Dataset content:
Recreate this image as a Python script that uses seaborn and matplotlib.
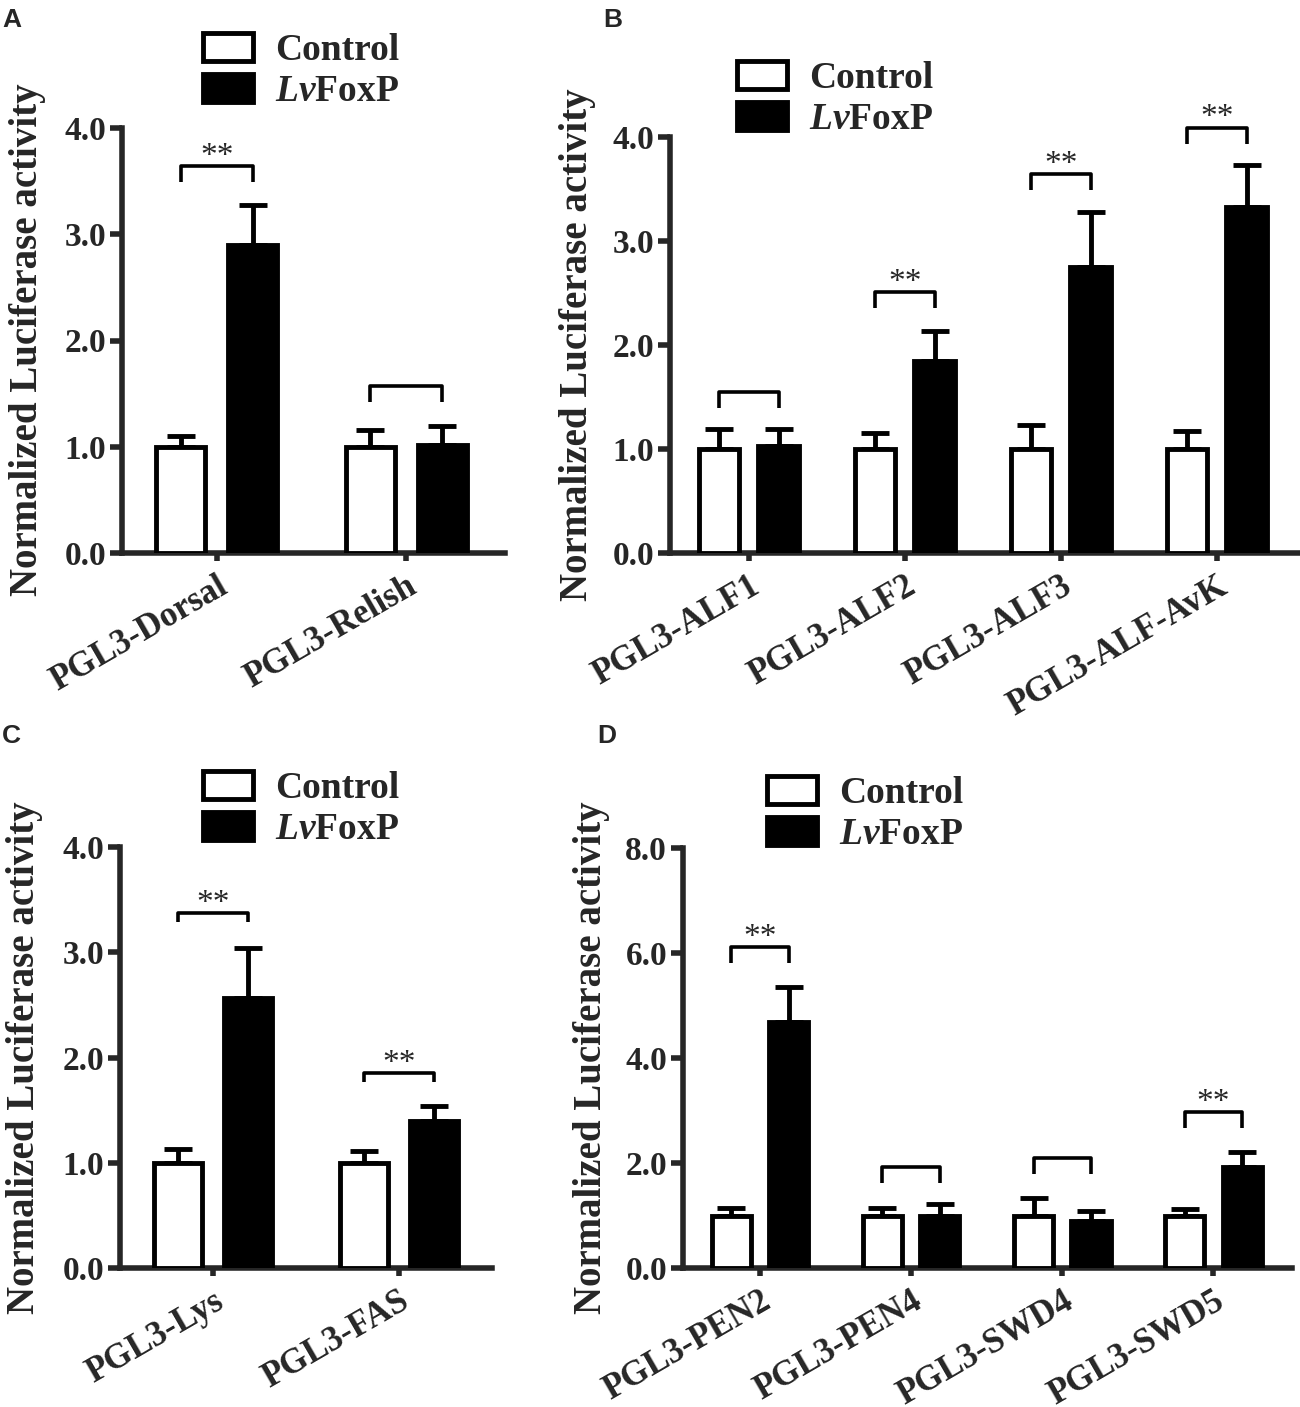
import numpy as np
import pandas as pd
import matplotlib
matplotlib.use("Agg")
import matplotlib.pyplot as plt
import seaborn as sns
from matplotlib.patches import Patch
from matplotlib.ticker import FormatStrFormatter
from matplotlib.font_manager import FontProperties

# ---------------- data ----------------
groups = ["Control", "LvFoxP"]

a_cats = ["PGL3-Dorsal", "PGL3-Relish"]
a_ctrl = [1.0, 1.0]
a_ctrl_err = [0.10, 0.16]
a_foxp = [2.90, 1.02]
a_foxp_err = [0.38, 0.18]
a_bracket = [3.64, 1.57]
a_sig = ["**", ""]

b_cats = ["PGL3-ALF1", "PGL3-ALF2", "PGL3-ALF3", "PGL3-ALF-AvK"]
b_ctrl = [1.0, 1.0, 1.0, 1.0]
b_ctrl_err = [0.19, 0.15, 0.23, 0.17]
b_foxp = [1.03, 1.85, 2.75, 3.33]
b_foxp_err = [0.16, 0.28, 0.53, 0.40]
b_bracket = [1.55, 2.51, 3.64, 4.09]
b_sig = ["", "**", "**", "**"]

c_cats = ["PGL3-Lys", "PGL3-FAS"]
c_ctrl = [1.0, 1.0]
c_ctrl_err = [0.13, 0.11]
c_foxp = [2.57, 1.40]
c_foxp_err = [0.47, 0.14]
c_bracket = [3.37, 1.85]
c_sig = ["**", "**"]

d_cats = ["PGL3-PEN2", "PGL3-PEN4", "PGL3-SWD4", "PGL3-SWD5"]
d_ctrl = [1.0, 1.0, 1.0, 1.0]
d_ctrl_err = [0.15, 0.15, 0.33, 0.13]
d_foxp = [4.68, 1.00, 0.89, 1.92]
d_foxp_err = [0.67, 0.22, 0.19, 0.29]
d_bracket = [6.11, 1.93, 2.09, 2.97]
d_sig = ["**", "", "", "**"]

ylabel = "Normalized Luciferase activity"

# ---------------- style ----------------
sns.set_theme(style="ticks")
plt.rcParams["font.family"] = ["Liberation Serif", "DejaVu Serif"]
plt.rcParams["mathtext.fontset"] = "custom"
plt.rcParams["mathtext.it"] = "Liberation Serif:italic:bold"
plt.rcParams["mathtext.rm"] = "Liberation Serif:bold"
plt.rcParams["mathtext.bf"] = "Liberation Serif:bold"

W, H = 1300, 1407
fig = plt.figure(figsize=(W / 100, H / 100), dpi=100)


def add_axes_px(left, right, top, bottom):
    return fig.add_axes([left / W, 1 - bottom / H, (right - left) / W, (bottom - top) / H])


def panel(ax, cats, ctrl, ctrl_err, foxp, foxp_err, brackets, sig, ymax, ystep,
          xlim, leg_px, axh_px):
    n = len(cats)
    df = pd.DataFrame({
        "promoter": cats * 2,
        "group": [groups[0]] * n + [groups[1]] * n,
        "value": list(ctrl) + list(foxp),
    })
    sns.barplot(data=df, x="promoter", y="value", hue="group", order=cats,
                hue_order=groups, palette={"Control": "white", "LvFoxP": "black"},
                edgecolor="black", linewidth=3.5, width=0.76, gap=0.32,
                errorbar=None, legend=False, saturation=1, ax=ax, zorder=3)
    centers = []
    for cont, errs in zip(ax.containers, [ctrl_err, foxp_err]):
        xs = [b.get_x() + b.get_width() / 2 for b in cont]
        hs = [b.get_height() for b in cont]
        centers.append(xs)
        ax.errorbar(xs, hs, yerr=[np.zeros(n), errs], fmt="none", ecolor="black",
                    elinewidth=3.5, capsize=10, capthick=3.5, zorder=2, clip_on=False)
    leg = ymax * leg_px / axh_px
    for i in range(n):
        x1, x2 = centers[0][i], centers[1][i]
        yb = brackets[i]
        ax.plot([x1, x1, x2, x2], [yb - leg, yb, yb, yb - leg], color="black",
                lw=2.6, clip_on=False, solid_capstyle="butt", zorder=4)
        if sig[i]:
            ax.annotate(sig[i], xy=((x1 + x2) / 2, yb), xytext=(0, 1),
                        textcoords="offset points", ha="center", va="baseline",
                        fontsize=24, fontweight="normal", annotation_clip=False)
    ax.set_xlim(*xlim)
    ax.set_ylim(0, ymax)
    ax.set_yticks(np.arange(0, ymax + 1e-9, ystep))
    ax.yaxis.set_major_formatter(FormatStrFormatter("%.1f"))
    ax.set_xticks(range(n))
    ax.set_xticklabels(cats, rotation=30, ha="right", rotation_mode="anchor",
                       fontweight="bold", fontsize=25)
    ax.set_xlabel("")
    ax.set_ylabel("")
    sns.despine(ax=ax)
    for s in ["left", "bottom"]:
        ax.spines[s].set_linewidth(4)
    ax.tick_params(axis="y", length=8.5, width=4, labelsize=24, pad=3)
    ax.tick_params(axis="x", length=6, width=4, pad=6)
    for lab in ax.get_yticklabels():
        lab.set_fontweight("bold")
    ax.set_facecolor("none")


def legend_at(box_left, ycenter):
    handles = [Patch(facecolor="white", edgecolor="black", linewidth=3.5),
               Patch(facecolor="black", edgecolor="black", linewidth=3.5)]
    labels = ["Control", r"$\mathit{Lv}$FoxP"]
    fig.legend(handles, labels, loc="center left",
               bbox_to_anchor=(box_left / W, 1 - ycenter / H), frameon=False,
               borderpad=0, borderaxespad=0, handlelength=1.33, handleheight=0.78,
               handletextpad=0.6, labelspacing=0.15,
               prop=FontProperties(family="Liberation Serif", weight="bold", size=27))


# Panel A
axA = add_axes_px(122, 505, 128, 553)
panel(axA, a_cats, a_ctrl, a_ctrl_err, a_foxp, a_foxp_err, a_bracket, a_sig,
      4.0, 1.0, (-0.5, 1.52), 16, 425)
# Panel B
axB = add_axes_px(670, 1298, 137, 553)
panel(axB, b_cats, b_ctrl, b_ctrl_err, b_foxp, b_foxp_err, b_bracket, b_sig,
      4.0, 1.0, (-0.506, 3.52), 16, 416)
# Panel C
axC = add_axes_px(120, 492, 847, 1268)
panel(axC, c_cats, c_ctrl, c_ctrl_err, c_foxp, c_foxp_err, c_bracket, c_sig,
      4.0, 1.0, (-0.5, 1.5), 9, 421)
# Panel D
axD = add_axes_px(683, 1292, 848, 1268)
panel(axD, d_cats, d_ctrl, d_ctrl_err, d_foxp, d_foxp_err, d_bracket, d_sig,
      8.0, 2.0, (-0.51, 3.52), 16, 420)

# legends
legend_at(203, 71)
legend_at(737, 99)
legend_at(203, 809)
legend_at(767, 814)

# y labels
for x, yc in [(28, 340), (577, 345), (25, 1058), (592, 1058)]:
    fig.text(x / W, 1 - yc / H, ylabel, rotation=90, ha="center", va="center",
             fontsize=28, fontweight="bold")

# panel letters
for x, y, s in [(2, 8, "A"), (603, 8, "B"), (2, 724, "C"), (597, 724, "D")]:
    fig.text(x / W, 1 - y / H, s, ha="left", va="top", fontsize=19,
             fontweight="bold", family=["Liberation Sans", "DejaVu Sans"])

fig.savefig("out.png", dpi=100, facecolor="white")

What to work on: Quote the material in full and exactly; do not carry over its pictures.

Written reply:
Recreate this image as a Python script that uses seaborn and matplotlib.
import numpy as np
import pandas as pd
import matplotlib
matplotlib.use("Agg")
import matplotlib.pyplot as plt
import seaborn as sns
from matplotlib.patches import Patch
from matplotlib.ticker import FormatStrFormatter
from matplotlib.font_manager import FontProperties

# ---------------- data ----------------
groups = ["Control", "LvFoxP"]

a_cats = ["PGL3-Dorsal", "PGL3-Relish"]
a_ctrl = [1.0, 1.0]
a_ctrl_err = [0.10, 0.16]
a_foxp = [2.90, 1.02]
a_foxp_err = [0.38, 0.18]
a_bracket = [3.64, 1.57]
a_sig = ["**", ""]

b_cats = ["PGL3-ALF1", "PGL3-ALF2", "PGL3-ALF3", "PGL3-ALF-AvK"]
b_ctrl = [1.0, 1.0, 1.0, 1.0]
b_ctrl_err = [0.19, 0.15, 0.23, 0.17]
b_foxp = [1.03, 1.85, 2.75, 3.33]
b_foxp_err = [0.16, 0.28, 0.53, 0.40]
b_bracket = [1.55, 2.51, 3.64, 4.09]
b_sig = ["", "**", "**", "**"]

c_cats = ["PGL3-Lys", "PGL3-FAS"]
c_ctrl = [1.0, 1.0]
c_ctrl_err = [0.13, 0.11]
c_foxp = [2.57, 1.40]
c_foxp_err = [0.47, 0.14]
c_bracket = [3.37, 1.85]
c_sig = ["**", "**"]

d_cats = ["PGL3-PEN2", "PGL3-PEN4", "PGL3-SWD4", "PGL3-SWD5"]
d_ctrl = [1.0, 1.0, 1.0, 1.0]
d_ctrl_err = [0.15, 0.15, 0.33, 0.13]
d_foxp = [4.68, 1.00, 0.89, 1.92]
d_foxp_err = [0.67, 0.22, 0.19, 0.29]
d_bracket = [6.11, 1.93, 2.09, 2.97]
d_sig = ["**", "", "", "**"]

ylabel = "Normalized Luciferase activity"

# ---------------- style ----------------
sns.set_theme(style="ticks")
plt.rcParams["font.family"] = ["Liberation Serif", "DejaVu Serif"]
plt.rcParams["mathtext.fontset"] = "custom"
plt.rcParams["mathtext.it"] = "Liberation Serif:italic:bold"
plt.rcParams["mathtext.rm"] = "Liberation Serif:bold"
plt.rcParams["mathtext.bf"] = "Liberation Serif:bold"

W, H = 1300, 1407
fig = plt.figure(figsize=(W / 100, H / 100), dpi=100)


def add_axes_px(left, right, top, bottom):
    return fig.add_axes([left / W, 1 - bottom / H, (right - left) / W, (bottom - top) / H])


def panel(ax, cats, ctrl, ctrl_err, foxp, foxp_err, brackets, sig, ymax, ystep,
          xlim, leg_px, axh_px):
    n = len(cats)
    df = pd.DataFrame({
        "promoter": cats * 2,
        "group": [groups[0]] * n + [groups[1]] * n,
        "value": list(ctrl) + list(foxp),
    })
    sns.barplot(data=df, x="promoter", y="value", hue="group", order=cats,
                hue_order=groups, palette={"Control": "white", "LvFoxP": "black"},
                edgecolor="black", linewidth=3.5, width=0.76, gap=0.32,
                errorbar=None, legend=False, saturation=1, ax=ax, zorder=3)
    centers = []
    for cont, errs in zip(ax.containers, [ctrl_err, foxp_err]):
        xs = [b.get_x() + b.get_width() / 2 for b in cont]
        hs = [b.get_height() for b in cont]
        centers.append(xs)
        ax.errorbar(xs, hs, yerr=[np.zeros(n), errs], fmt="none", ecolor="black",
                    elinewidth=3.5, capsize=10, capthick=3.5, zorder=2, clip_on=False)
    leg = ymax * leg_px / axh_px
    for i in range(n):
        x1, x2 = centers[0][i], centers[1][i]
        yb = brackets[i]
        ax.plot([x1, x1, x2, x2], [yb - leg, yb, yb, yb - leg], color="black",
                lw=2.6, clip_on=False, solid_capstyle="butt", zorder=4)
        if sig[i]:
            ax.annotate(sig[i], xy=((x1 + x2) / 2, yb), xytext=(0, 1),
                        textcoords="offset points", ha="center", va="baseline",
                        fontsize=24, fontweight="normal", annotation_clip=False)
    ax.set_xlim(*xlim)
    ax.set_ylim(0, ymax)
    ax.set_yticks(np.arange(0, ymax + 1e-9, ystep))
    ax.yaxis.set_major_formatter(FormatStrFormatter("%.1f"))
    ax.set_xticks(range(n))
    ax.set_xticklabels(cats, rotation=30, ha="right", rotation_mode="anchor",
                       fontweight="bold", fontsize=25)
    ax.set_xlabel("")
    ax.set_ylabel("")
    sns.despine(ax=ax)
    for s in ["left", "bottom"]:
        ax.spines[s].set_linewidth(4)
    ax.tick_params(axis="y", length=8.5, width=4, labelsize=24, pad=3)
    ax.tick_params(axis="x", length=6, width=4, pad=6)
    for lab in ax.get_yticklabels():
        lab.set_fontweight("bold")
    ax.set_facecolor("none")


def legend_at(box_left, ycenter):
    handles = [Patch(facecolor="white", edgecolor="black", linewidth=3.5),
               Patch(facecolor="black", edgecolor="black", linewidth=3.5)]
    labels = ["Control", r"$\mathit{Lv}$FoxP"]
    fig.legend(handles, labels, loc="center left",
               bbox_to_anchor=(box_left / W, 1 - ycenter / H), frameon=False,
               borderpad=0, borderaxespad=0, handlelength=1.33, handleheight=0.78,
               handletextpad=0.6, labelspacing=0.15,
               prop=FontProperties(family="Liberation Serif", weight="bold", size=27))


# Panel A
axA = add_axes_px(122, 505, 128, 553)
panel(axA, a_cats, a_ctrl, a_ctrl_err, a_foxp, a_foxp_err, a_bracket, a_sig,
      4.0, 1.0, (-0.5, 1.52), 16, 425)
# Panel B
axB = add_axes_px(670, 1298, 137, 553)
panel(axB, b_cats, b_ctrl, b_ctrl_err, b_foxp, b_foxp_err, b_bracket, b_sig,
      4.0, 1.0, (-0.506, 3.52), 16, 416)
# Panel C
axC = add_axes_px(120, 492, 847, 1268)
panel(axC, c_cats, c_ctrl, c_ctrl_err, c_foxp, c_foxp_err, c_bracket, c_sig,
      4.0, 1.0, (-0.5, 1.5), 9, 421)
# Panel D
axD = add_axes_px(683, 1292, 848, 1268)
panel(axD, d_cats, d_ctrl, d_ctrl_err, d_foxp, d_foxp_err, d_bracket, d_sig,
      8.0, 2.0, (-0.51, 3.52), 16, 420)

# legends
legend_at(203, 71)
legend_at(737, 99)
legend_at(203, 809)
legend_at(767, 814)

# y labels
for x, yc in [(28, 340), (577, 345), (25, 1058), (592, 1058)]:
    fig.text(x / W, 1 - yc / H, ylabel, rotation=90, ha="center", va="center",
             fontsize=28, fontweight="bold")

# panel letters
for x, y, s in [(2, 8, "A"), (603, 8, "B"), (2, 724, "C"), (597, 724, "D")]:
    fig.text(x / W, 1 - y / H, s, ha="left", va="top", fontsize=19,
             fontweight="bold", family=["Liberation Sans", "DejaVu Sans"])

fig.savefig("out.png", dpi=100, facecolor="white")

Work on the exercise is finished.